By Stephanie Keeler, Community Program Coordinator
Nature is all around you, but you might not see just now much life exists in your own backyard. When you look into your yard, or another natural space close to your home, you may observe a stream of water, or field of grass, or few trees. But it isn’t until you take a closer look that you see the true range of biodiversity that’s hiding within. Biodiversity can be broken down into two words, bio meaning life, and diversity, which can be simplified to variety; so when you study biodiversity, you’re uncovering the variety of life on Earth! To help you explore more than the big picture items of nature, a biodiversity hula hoop can help.
Materials you’ll need
– Hula hoop or string to make a circle – Magnifying glass – A smartphone with the iNaturalist app – Journal for recording observations
To begin this simple and fun activity, all you need is a hula hoop or a length of string to shape into a circle about the size of a hula hoop. Place the hula hoop anywhere in your backyard or in a park nearby. Now start looking! Using a magnifying glass, or just your eyes, spot any plants, animals, or insects that call the space within your circle home. Your backyard or community park’s ecosystem is often too large or daunting to assess its biodiversity, so breaking it down into small hula hoop-sized samples gives you a snapshot of the variety of life that lives within these spaces.

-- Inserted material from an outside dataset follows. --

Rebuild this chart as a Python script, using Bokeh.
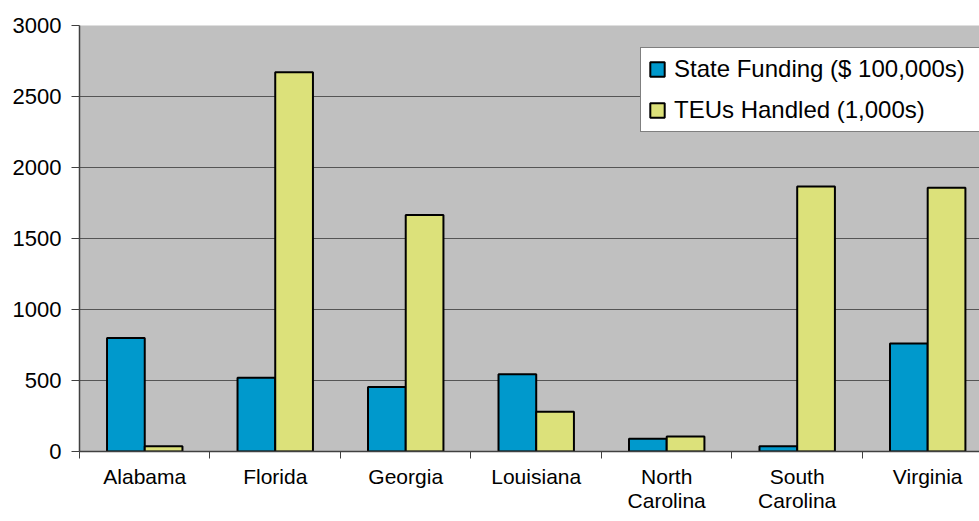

If you want to be to be a citizen scientist, record what you see each time you step into your hula hoop. You can start a journal where you draw the species you discover and describe their features, behaviours, and habitat. If you have access to a smartphone or other mobile device, you can use an app like iNaturalist to report your findings directly to scientists and researchers from around the world! Take an image of something within your hoop, and the app will give you its best guess at what that species is using image recognition. The image observation can then be tagged with GPS coordinates and added to the app’s database to show where you spotted it. Other nature-loving citizens like yourself will also collaborate on the app to help verify species identification, so your observation will receive research-grade data confirmation.